The process of waiting is faith evoking, as Job found out. He wanted instant answers to his excruciating pain and loss, answers that his friends supplied with slick precision and impeccable orthodoxy. But in the process of waiting for God to speak—waiting persistently though not patiently (in the sense of passively)—Job discovered that he wanted God’s presence even more than he wanted answers. What if God were to give us everything we prayed for immediately? (Would we not be sorry for asking—knowing so little about our real needs?) What if God revealed himself to us totally and instantly in our first encounter? (Would we cry out for the mountains to cover us?) What if Christian maturity were given in one transcendent moment and we never needed to grow? (Would not the Christian life be boring?) What if there were no bodily resurrection to wait for? (Would not all healing in this life be utterly disappointing?) What if Christ were not to come again? (Would not the world then end in a mere fizzle or a bang?) Refusing to wait is like turning to the last page of a novel to find out how it all ends. It spoils the whole story.

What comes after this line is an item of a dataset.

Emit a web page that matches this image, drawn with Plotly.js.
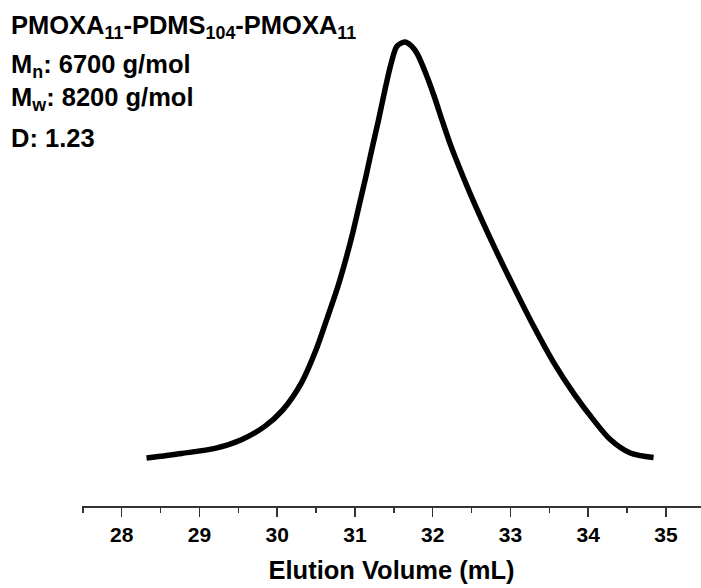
<!DOCTYPE html>
<html>
<head>
<meta charset="utf-8">
<script src="https://cdn.plot.ly/plotly-3.0.1.min.js"></script>
<style>html,body{margin:0;padding:0;background:#fff;}#chart{width:701px;height:588px;}</style>
</head>
<body>
<div id="chart"></div>
<script>
// Elution volume (mL) and normalized detector response
const elutionVolume = [28.32, 28.77, 29.2, 29.54, 29.84, 30.07, 30.31, 30.50, 30.65, 30.78, 30.88, 30.97, 31.06, 31.14, 31.21, 31.30, 31.38, 31.46, 31.54, 31.64, 31.73, 31.80, 31.91, 32.02, 32.12, 32.23, 32.40, 32.55, 32.79, 33.04, 33.30, 33.56, 33.81, 34.07, 34.28, 34.54, 34.84];
const response = [0, 0.011, 0.023, 0.044, 0.076, 0.115, 0.18, 0.26, 0.34, 0.412, 0.476, 0.54, 0.612, 0.676, 0.736, 0.81, 0.88, 0.945, 0.99, 1.0, 0.99, 0.972, 0.925, 0.869, 0.812, 0.752, 0.672, 0.606, 0.508, 0.412, 0.316, 0.228, 0.156, 0.091, 0.045, 0.012, 0.001];
const tickValues = [28, 29, 30, 31, 32, 33, 34, 35];
const infoLines = [
  "PMOXA<sub>11</sub>-PDMS<sub>104</sub>-PMOXA<sub>11</sub>",
  "M<sub>n</sub>: 6700 g/mol",
  "M<sub>w</sub>: 8200 g/mol",
  "D: 1.23"
];
const xTitle = "Elution Volume (mL)";

const W = 701, H = 588;
const mL = 82, mR = 0, mT = 20, mB = 82;
const plotW = W - mL - mR, plotH = H - mT - mB;
const lineCenters = [27, 65.5, 99.5, 137.5];

const FONT = "Liberation Sans, Arial, sans-serif";

const annotations = infoLines.map((t, i) => ({
  text: t,
  xref: 'paper', yref: 'paper',
  x: (9 - mL) / plotW,
  y: (H - mB - lineCenters[i]) / plotH,
  xanchor: 'left', yanchor: 'middle',
  showarrow: false,
  font: {family: FONT, size: 25.5, color: '#000', weight: 'bold'}
}));

const trace = {
  x: elutionVolume, y: response,
  type: 'scatter', mode: 'lines',
  line: {color: '#000', width: 5.5, shape: 'spline', smoothing: 0.8},
  hoverinfo: 'none'
};

const layout = {
  width: W, height: H,
  margin: {l: mL, r: mR, t: mT, b: mB, pad: 0},
  paper_bgcolor: '#fff', plot_bgcolor: '#fff',
  showlegend: false,
  xaxis: {
    range: [27.49, 35.45],
    tickmode: 'array', tickvals: tickValues, ticktext: tickValues.map(String),
    ticks: 'outside', ticklen: 9, tickwidth: 1.5, tickcolor: '#333',
    showline: true, linecolor: '#333', linewidth: 1.5,
    showgrid: false, zeroline: false,
    tickfont: {family: FONT, size: 21, color: '#000', weight: 'bold'},
    minor: {dtick: 0.5, tick0: 27.5, ticks: 'outside', ticklen: 5, tickwidth: 1.5, tickcolor: '#333', showgrid: false},
    title: {text: xTitle, font: {family: FONT, size: 25.5, color: '#000', weight: 'bold'}, standoff: 16}
  },
  yaxis: {
    range: [-0.1154, 1.0529],
    visible: false, showgrid: false, zeroline: false
  },
  annotations: annotations
};

Plotly.newPlot('chart', [trace], layout, {displayModeBar: false, staticPlot: true});
</script>
</body>
</html>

What Is the Good of Waiting?
Not all waiting is good. It is not good to wait another day to do the good we can do today or to wait for someone else to do what God has called you to do. It is not good to delay responding to the nuptial invitation of Christ or to wait for supernatural guidance from God when you already know what to do from Scripture. Some waiting is not good because it has an unworthy object, or no object at all, or it is not good because the source is wrong—careless, apathetic, idle waiting without faith, hope and love. But Christian waiting, while hard, can be good and full of promise.
So opportunities to wait in everyday life can become a means of grace. Waiting in lines of people or cars gives us the opportunity to pray and meditate. If we cannot talk to the people around us, we can at least pray for them and our loved ones. Waiting relationally for the returns of love, for a long-awaited letter, for the answer to an important question, gives us the opportunity to go deeper with ourselves and God. Busyness and frenetic-paced living insulate us from getting in touch with ourselves, a vital dimension of Christian maturity. Waiting for late dinner guests can be a deliciously relaxing, leisure-full moment in the day. Waiting for the sabbath each week can relativize our everyday work.
Reflecting on this matter, the Indian Christian Chandapilla once observed that there is always plenty of room at the end of the line. Up front, people are elbowing and pushing their way forward. But at the end of the line—a metaphor for the human factor in every situation whether business, church, family or neighborhood—there is no competition. You can find and be found by God, and you can find yourself waiting at the end of the line.